La ville américaine de Charlotte avait des airs de camp retranché jeudi soir, les militaires de la Garde nationale étant déployés en renfort pour contenir les manifestants qui dénoncent l’homicide d’un Noir par un policier.
« Nous avons maintenant les ressources permettant de protéger les infrastructures et d’être nettement plus efficaces », a prévenu Kerr Putney, le chef de la police de cette commune du sud-est des États-Unis. Selon lui « plusieurs centaines » de membres supplémentaires des forces de l’ordre tenteront d’empêcher les saccages et affrontements des deux soirées précédentes, qui ont conduit le gouverneur de la Caroline du Nord à décréter l’état d’urgence.
Quarante-quatre personnes ont été interpellées dans la nuit de mercredi à jeudi à Charlotte, a souligné Kerr Putney. Mais, a-t-il averti, les fauteurs de trouble devront s’attendre jeudi soir à une réaction préventive nettement plus rapide de la part des policiers. La maire de Charlotte, Jennifer Roberts, a réitéré son appel au calme lors des prochaines manifestations attendues.
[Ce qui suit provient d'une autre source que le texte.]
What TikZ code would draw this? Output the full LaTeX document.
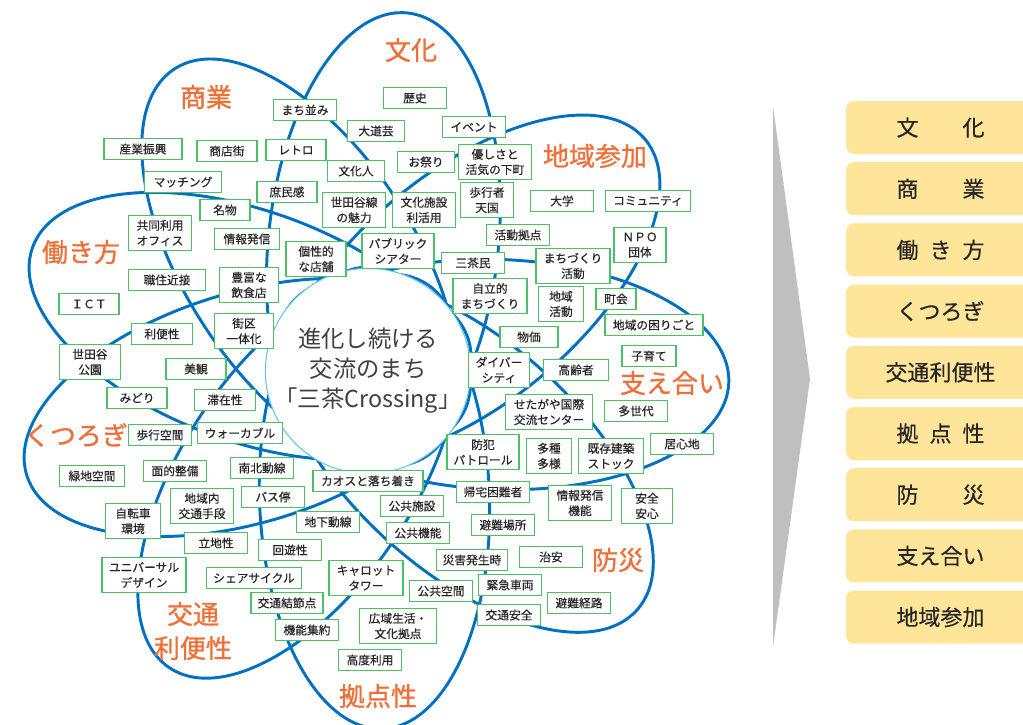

Le recours à l’imposition d’un couvre-feu était également envisagé par les autorités locales, après cette deuxième nuit de violences au cours de laquelle un manifestant a été mortellement blessé par balle et deux policiers ont subi des blessures mineures à l’œil.
La vidéo de l’intervention réclamée
La soirée avait pourtant commencé dans le calme, par une veillée en hommage à Keith Lamont Scott, un homme noir de 43 ans qui a été, selon sa famille, victime d’une bavure flagrante mardi sur le parking d’un immeuble. D’après la police, Keith Lamont Scott a été mortellement blessé par balle alors qu’il refusait de lâcher son arme de poing. Ses proches affirment au contraire qu’il n’avait qu’un livre en main. Mais l’ambiance a dégénéré, des manifestants lançant des projectiles contre les forces de l’ordre, qui ont répliqué avec des jets de gaz lacrymogène.
Pressé par des habitants ainsi que par l’ACLU, puissante association américaine de défense des libertés, de rendre publique une vidéo montrant l’intervention policière contre Keith Lamont Scott, le chef Putney s’y est refusé. « Il y a ma vérité, votre vérité, et la vérité », a dit le patron de la police de Charlotte. « Nous la rendrons publique quand nous estimerons qu’il existe une raison qui l’impose, mais je ne vais pas mettre en péril l’enquête. » Kerr Putney a cependant admis que la séquence filmée n’offrait « pas de preuve visuelle indiscutable confirmant que quelqu’un est en train de pointer une arme ». Un aveu semblant affaiblir la thèse policière selon laquelle le policier qui a tiré était directement menacé par Keith Lamont Scott.
Ces deux dernières années aux États-Unis, des policiers ont tué des Noirs parfois non armés dans différentes villes du pays, ou traité des Afro-Américains avec une brutalité gratuite qui a choqué la population. La mort de Keith Lamont Scott a suivi celle vendredi d’un Noir non armé dans l’État de l’Oklahoma. Terence Crutcher a été abattu alors qu’il était tenu en joue par les policiers après avoir marché jusqu’à son véhicule les mains en l’air. La policière auteure du tir mortel a été inculpée jeudi d’homicide involontaire.